If I remember right, 11 years after I read the book, Mackintosh says that about half of what makes us say, wow, that person is really smart is measured by standard IQ tests. The other half comes from two abilities the tests do not measure, though I don’t know why a test couldn’t be created that did.

  • The ability to think through an issue with more than one variable.
  • The ability to survey a situation and know what information in it is important to know to accomplish whatever one’s purpose is.

One’s intelligence¬—the sum of one’s mental abilities—is made up of many (certainly hundreds, probably thousands) of teeny abilities, and having one of these does not make having any other ability any more or less likely.
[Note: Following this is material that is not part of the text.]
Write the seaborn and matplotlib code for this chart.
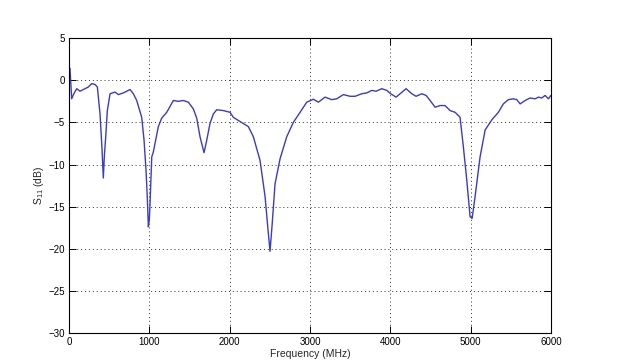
import numpy as np
import pandas as pd
import matplotlib
matplotlib.use("Agg")
import matplotlib.pyplot as plt
import seaborn as sns

freq = [0, 12, 33, 60, 96, 137, 199, 240, 282, 324, 353, 386, 410, 427, 440, 457, 477, 511,
        573, 614, 676, 760, 801, 843, 905, 934, 959, 975, 988, 1000, 1009, 1030, 1050, 1112,
        1154, 1217, 1299, 1361, 1423, 1486, 1548, 1590, 1631, 1681, 1715, 1756, 1797, 1839,
        1922, 2005, 2046, 2130, 2233, 2295, 2378, 2441, 2480, 2503, 2530, 2565, 2628, 2711,
        2793, 2877, 2960, 3042, 3105, 3188, 3271, 3333, 3416, 3499, 3562, 3645, 3707, 3770,
        3823, 3894, 3956, 4006, 4072, 4122, 4197, 4268, 4321, 4392, 4446, 4496, 4558, 4620,
        4682, 4745, 4807, 4869, 4910, 4953, 4994, 5019, 5056, 5118, 5181, 5264, 5346, 5408,
        5470, 5533, 5575, 5617, 5679, 5741, 5803, 5844, 5886, 5928, 5969, 6000]
s11 = [1.6, 1.4, -2.2, -1.6, -1.0, -1.3, -1.0, -0.8, -0.4, -0.5, -0.8, -4.0, -8.0, -11.6,
       -9.0, -6.7, -3.6, -1.6, -1.4, -1.7, -1.5, -1.1, -1.6, -2.4, -4.4, -7.1, -10.7, -14.0,
       -17.4, -16.5, -14.6, -9.1, -8.5, -5.5, -4.5, -3.8, -2.4, -2.5, -2.4, -2.6, -3.4, -4.5,
       -6.7, -8.6, -7.1, -5.1, -4.0, -3.5, -3.6, -3.8, -4.4, -4.9, -5.5, -6.7, -9.5, -13.8,
       -18.0, -20.3, -17.0, -12.3, -9.3, -6.7, -5.0, -3.8, -2.6, -2.25, -2.6, -2.0, -2.3,
       -2.2, -1.7, -1.9, -1.9, -1.6, -1.5, -1.2, -1.3, -1.0, -1.2, -1.6, -2.0, -1.6, -1.0,
       -1.6, -1.9, -1.6, -1.8, -2.4, -3.2, -3.0, -3.0, -3.6, -3.8, -4.4, -7.9, -11.9, -16.2,
       -16.4, -13.8, -9.1, -5.9, -4.7, -3.8, -2.8, -2.3, -2.2, -2.3, -2.8, -2.4, -2.1, -2.2,
       -2.0, -2.1, -1.8, -2.2, -1.8]
xticks = [0, 1000, 2000, 3000, 4000, 5000, 6000]
yticks = [5, 0, -5, -10, -15, -20, -25, -30]

df = pd.DataFrame({"freq": freq, "s11": s11})

sns.set_style("white")
plt.rcParams["font.family"] = ["Liberation Sans", "DejaVu Sans"]
plt.rcParams["mathtext.fontset"] = "custom"
plt.rcParams["mathtext.rm"] = "Liberation Sans"

fig = plt.figure(figsize=(6.19, 3.6), dpi=100)
ax = fig.add_axes([0.1115, 0.075, 0.7785, 0.819])

sns.lineplot(data=df, x="freq", y="s11", ax=ax, sort=False, estimator=None,
             color="#3b3bc4", linewidth=1.0)

ax.set_xlim(0, 6000)
ax.set_ylim(-30, 5)
ax.set_xticks(xticks)
ax.set_yticks(yticks)
ax.set_xticklabels([str(t) for t in xticks])
ax.set_yticklabels([str(t).replace("-", "\u2212") for t in yticks])
ax.grid(True, color="#333333", linestyle=(0, (1, 3)), linewidth=0.7)
ax.tick_params(direction="in", length=5, width=0.7, labelsize=7, colors="black",
               top=True, right=True, bottom=True, left=True, pad=3)
for sp in ax.spines.values():
    sp.set_visible(True)
    sp.set_color("black")
    sp.set_linewidth(0.8)

ax.set_xlabel("Frequency (MHz)", fontsize=7.5, labelpad=1)
ax.set_ylabel(r"S$_{\mathregular{11}}$ (dB)", fontsize=7.5, labelpad=2)

fig.savefig("out.png", dpi=100, facecolor="white")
The ability to remember phone numbers has nothing to do with the ability to remember faces or names or poetry or baseball statistics. The name of a tool, its purpose, and its image are stored in different parts of the brain. A teenager who can learn Japanese as a gaijin may find it hard to learn to drive. Or a kid who is a whiz at calculus might not be able to do arithmetic in his head.

It is not just that they build on each other in a Vygotskyan way, which they do, but they are separate abilities. So there is no reason to expect any random high-IQ person to be an effective analyst or manager.